[Start Task data]

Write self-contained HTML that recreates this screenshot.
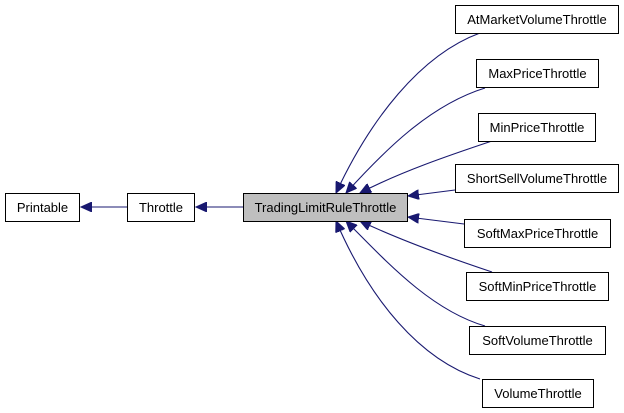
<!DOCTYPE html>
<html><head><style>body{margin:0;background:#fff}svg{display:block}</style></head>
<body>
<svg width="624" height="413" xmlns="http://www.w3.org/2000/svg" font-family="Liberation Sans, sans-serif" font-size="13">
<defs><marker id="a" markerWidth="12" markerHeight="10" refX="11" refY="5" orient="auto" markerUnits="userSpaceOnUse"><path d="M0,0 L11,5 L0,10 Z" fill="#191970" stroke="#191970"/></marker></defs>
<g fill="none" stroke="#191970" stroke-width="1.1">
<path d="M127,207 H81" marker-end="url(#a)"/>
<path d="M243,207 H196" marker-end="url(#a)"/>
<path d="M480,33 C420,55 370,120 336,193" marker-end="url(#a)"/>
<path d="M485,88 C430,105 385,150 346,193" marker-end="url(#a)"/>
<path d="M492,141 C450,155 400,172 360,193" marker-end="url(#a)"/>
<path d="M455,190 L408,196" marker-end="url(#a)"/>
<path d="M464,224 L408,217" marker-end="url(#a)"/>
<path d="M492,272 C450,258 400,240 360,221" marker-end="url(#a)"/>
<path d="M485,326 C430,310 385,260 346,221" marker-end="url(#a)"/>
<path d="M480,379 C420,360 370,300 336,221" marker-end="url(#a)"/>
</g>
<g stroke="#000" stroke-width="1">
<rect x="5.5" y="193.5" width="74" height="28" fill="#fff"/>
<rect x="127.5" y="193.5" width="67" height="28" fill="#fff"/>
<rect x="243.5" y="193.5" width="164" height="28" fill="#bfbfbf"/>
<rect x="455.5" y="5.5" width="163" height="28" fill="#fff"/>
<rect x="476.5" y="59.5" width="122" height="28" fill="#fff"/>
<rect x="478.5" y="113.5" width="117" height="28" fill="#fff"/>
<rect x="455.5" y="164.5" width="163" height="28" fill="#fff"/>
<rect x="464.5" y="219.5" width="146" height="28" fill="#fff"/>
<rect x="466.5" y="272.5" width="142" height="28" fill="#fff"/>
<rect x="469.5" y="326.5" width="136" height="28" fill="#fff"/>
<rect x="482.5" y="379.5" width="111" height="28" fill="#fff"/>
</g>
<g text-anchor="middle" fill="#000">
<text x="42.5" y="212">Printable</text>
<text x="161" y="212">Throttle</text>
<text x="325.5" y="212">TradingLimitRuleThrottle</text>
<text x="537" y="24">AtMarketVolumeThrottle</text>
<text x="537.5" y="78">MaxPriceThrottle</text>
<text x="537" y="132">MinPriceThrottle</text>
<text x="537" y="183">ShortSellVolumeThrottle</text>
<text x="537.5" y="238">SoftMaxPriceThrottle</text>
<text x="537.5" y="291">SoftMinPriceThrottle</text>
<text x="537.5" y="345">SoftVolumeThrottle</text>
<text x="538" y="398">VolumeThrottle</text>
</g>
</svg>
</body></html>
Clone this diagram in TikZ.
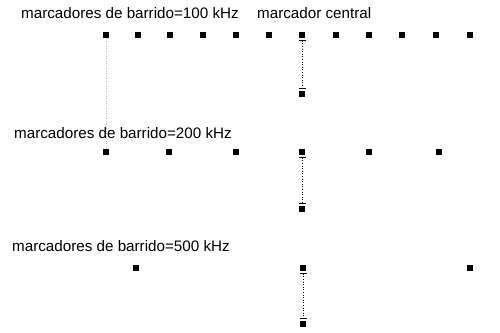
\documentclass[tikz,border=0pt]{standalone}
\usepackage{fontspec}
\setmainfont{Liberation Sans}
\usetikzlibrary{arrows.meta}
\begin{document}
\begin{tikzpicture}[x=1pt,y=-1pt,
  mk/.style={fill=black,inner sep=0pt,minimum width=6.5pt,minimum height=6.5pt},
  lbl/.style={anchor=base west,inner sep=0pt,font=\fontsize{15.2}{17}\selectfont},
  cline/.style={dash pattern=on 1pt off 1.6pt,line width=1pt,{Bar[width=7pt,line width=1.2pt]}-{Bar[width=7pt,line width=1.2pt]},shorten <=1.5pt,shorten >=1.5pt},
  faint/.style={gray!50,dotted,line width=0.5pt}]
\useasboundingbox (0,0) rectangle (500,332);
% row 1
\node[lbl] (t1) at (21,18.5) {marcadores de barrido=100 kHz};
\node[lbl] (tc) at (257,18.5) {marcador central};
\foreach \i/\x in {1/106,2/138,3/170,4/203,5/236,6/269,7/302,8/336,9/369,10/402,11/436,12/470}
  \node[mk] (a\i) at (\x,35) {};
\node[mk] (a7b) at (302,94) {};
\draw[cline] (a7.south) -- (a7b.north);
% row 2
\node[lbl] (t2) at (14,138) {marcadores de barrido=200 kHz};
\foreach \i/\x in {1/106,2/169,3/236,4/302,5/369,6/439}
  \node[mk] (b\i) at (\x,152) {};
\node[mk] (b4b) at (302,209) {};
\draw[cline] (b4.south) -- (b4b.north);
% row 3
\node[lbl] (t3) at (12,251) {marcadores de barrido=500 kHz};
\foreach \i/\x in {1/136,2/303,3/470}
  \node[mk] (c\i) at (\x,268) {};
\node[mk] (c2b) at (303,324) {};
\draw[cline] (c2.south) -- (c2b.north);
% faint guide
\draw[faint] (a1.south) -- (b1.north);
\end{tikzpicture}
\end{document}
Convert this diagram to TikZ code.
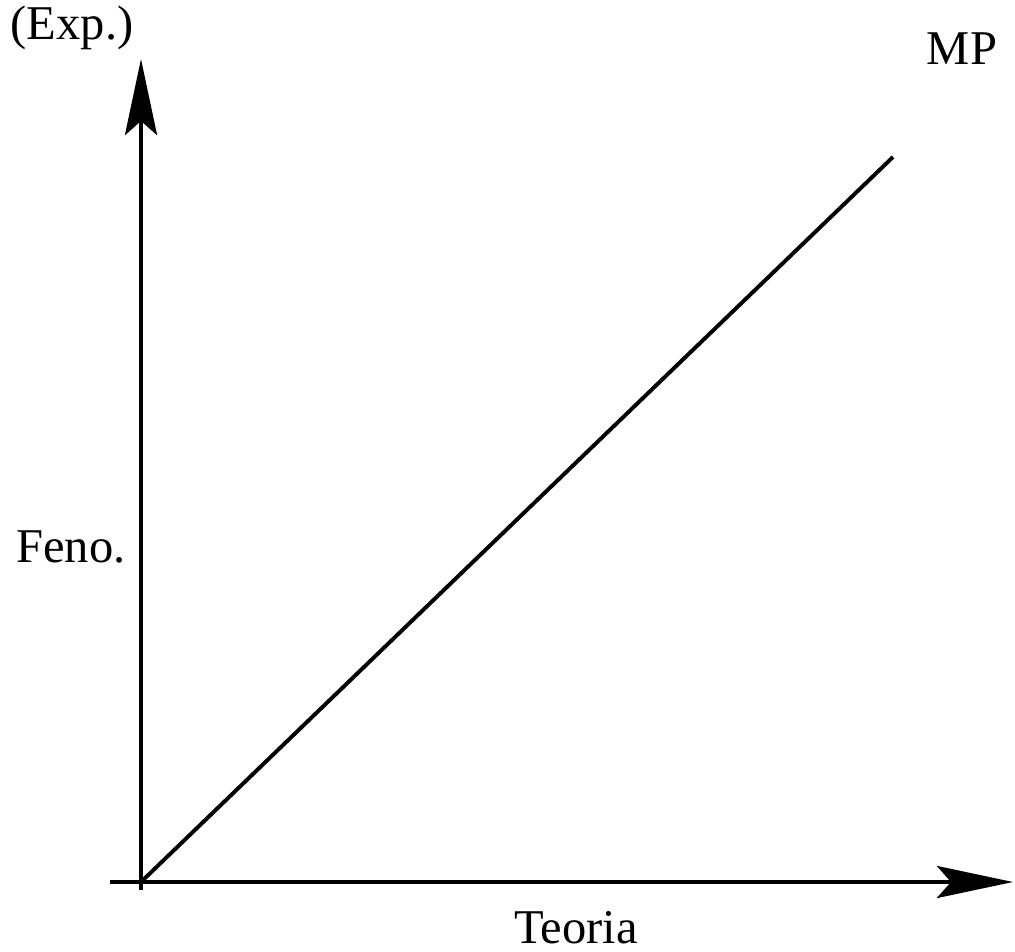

[End Task data]

The exercise: Write the listing out a second time exactly, dropping all images.

Task result:
Write self-contained HTML that recreates this screenshot.
<!DOCTYPE html>
<html><head><style>body{margin:0;background:#fff}svg{display:block}</style></head>
<body>
<svg width="624" height="413" xmlns="http://www.w3.org/2000/svg" font-family="Liberation Sans, sans-serif" font-size="13">
<defs><marker id="a" markerWidth="12" markerHeight="10" refX="11" refY="5" orient="auto" markerUnits="userSpaceOnUse"><path d="M0,0 L11,5 L0,10 Z" fill="#191970" stroke="#191970"/></marker></defs>
<g fill="none" stroke="#191970" stroke-width="1.1">
<path d="M127,207 H81" marker-end="url(#a)"/>
<path d="M243,207 H196" marker-end="url(#a)"/>
<path d="M480,33 C420,55 370,120 336,193" marker-end="url(#a)"/>
<path d="M485,88 C430,105 385,150 346,193" marker-end="url(#a)"/>
<path d="M492,141 C450,155 400,172 360,193" marker-end="url(#a)"/>
<path d="M455,190 L408,196" marker-end="url(#a)"/>
<path d="M464,224 L408,217" marker-end="url(#a)"/>
<path d="M492,272 C450,258 400,240 360,221" marker-end="url(#a)"/>
<path d="M485,326 C430,310 385,260 346,221" marker-end="url(#a)"/>
<path d="M480,379 C420,360 370,300 336,221" marker-end="url(#a)"/>
</g>
<g stroke="#000" stroke-width="1">
<rect x="5.5" y="193.5" width="74" height="28" fill="#fff"/>
<rect x="127.5" y="193.5" width="67" height="28" fill="#fff"/>
<rect x="243.5" y="193.5" width="164" height="28" fill="#bfbfbf"/>
<rect x="455.5" y="5.5" width="163" height="28" fill="#fff"/>
<rect x="476.5" y="59.5" width="122" height="28" fill="#fff"/>
<rect x="478.5" y="113.5" width="117" height="28" fill="#fff"/>
<rect x="455.5" y="164.5" width="163" height="28" fill="#fff"/>
<rect x="464.5" y="219.5" width="146" height="28" fill="#fff"/>
<rect x="466.5" y="272.5" width="142" height="28" fill="#fff"/>
<rect x="469.5" y="326.5" width="136" height="28" fill="#fff"/>
<rect x="482.5" y="379.5" width="111" height="28" fill="#fff"/>
</g>
<g text-anchor="middle" fill="#000">
<text x="42.5" y="212">Printable</text>
<text x="161" y="212">Throttle</text>
<text x="325.5" y="212">TradingLimitRuleThrottle</text>
<text x="537" y="24">AtMarketVolumeThrottle</text>
<text x="537.5" y="78">MaxPriceThrottle</text>
<text x="537" y="132">MinPriceThrottle</text>
<text x="537" y="183">ShortSellVolumeThrottle</text>
<text x="537.5" y="238">SoftMaxPriceThrottle</text>
<text x="537.5" y="291">SoftMinPriceThrottle</text>
<text x="537.5" y="345">SoftVolumeThrottle</text>
<text x="538" y="398">VolumeThrottle</text>
</g>
</svg>
</body></html>
Clone this diagram in TikZ.
\documentclass[tikz,border=0pt]{standalone}
\usepackage{fontspec}
\setmainfont{Liberation Sans}
\usetikzlibrary{arrows.meta}
\begin{document}
\begin{tikzpicture}[x=1pt,y=-1pt,
  mk/.style={fill=black,inner sep=0pt,minimum width=6.5pt,minimum height=6.5pt},
  lbl/.style={anchor=base west,inner sep=0pt,font=\fontsize{15.2}{17}\selectfont},
  cline/.style={dash pattern=on 1pt off 1.6pt,line width=1pt,{Bar[width=7pt,line width=1.2pt]}-{Bar[width=7pt,line width=1.2pt]},shorten <=1.5pt,shorten >=1.5pt},
  faint/.style={gray!50,dotted,line width=0.5pt}]
\useasboundingbox (0,0) rectangle (500,332);
% row 1
\node[lbl] (t1) at (21,18.5) {marcadores de barrido=100 kHz};
\node[lbl] (tc) at (257,18.5) {marcador central};
\foreach \i/\x in {1/106,2/138,3/170,4/203,5/236,6/269,7/302,8/336,9/369,10/402,11/436,12/470}
  \node[mk] (a\i) at (\x,35) {};
\node[mk] (a7b) at (302,94) {};
\draw[cline] (a7.south) -- (a7b.north);
% row 2
\node[lbl] (t2) at (14,138) {marcadores de barrido=200 kHz};
\foreach \i/\x in {1/106,2/169,3/236,4/302,5/369,6/439}
  \node[mk] (b\i) at (\x,152) {};
\node[mk] (b4b) at (302,209) {};
\draw[cline] (b4.south) -- (b4b.north);
% row 3
\node[lbl] (t3) at (12,251) {marcadores de barrido=500 kHz};
\foreach \i/\x in {1/136,2/303,3/470}
  \node[mk] (c\i) at (\x,268) {};
\node[mk] (c2b) at (303,324) {};
\draw[cline] (c2.south) -- (c2b.north);
% faint guide
\draw[faint] (a1.south) -- (b1.north);
\end{tikzpicture}
\end{document}
Convert this diagram to TikZ code.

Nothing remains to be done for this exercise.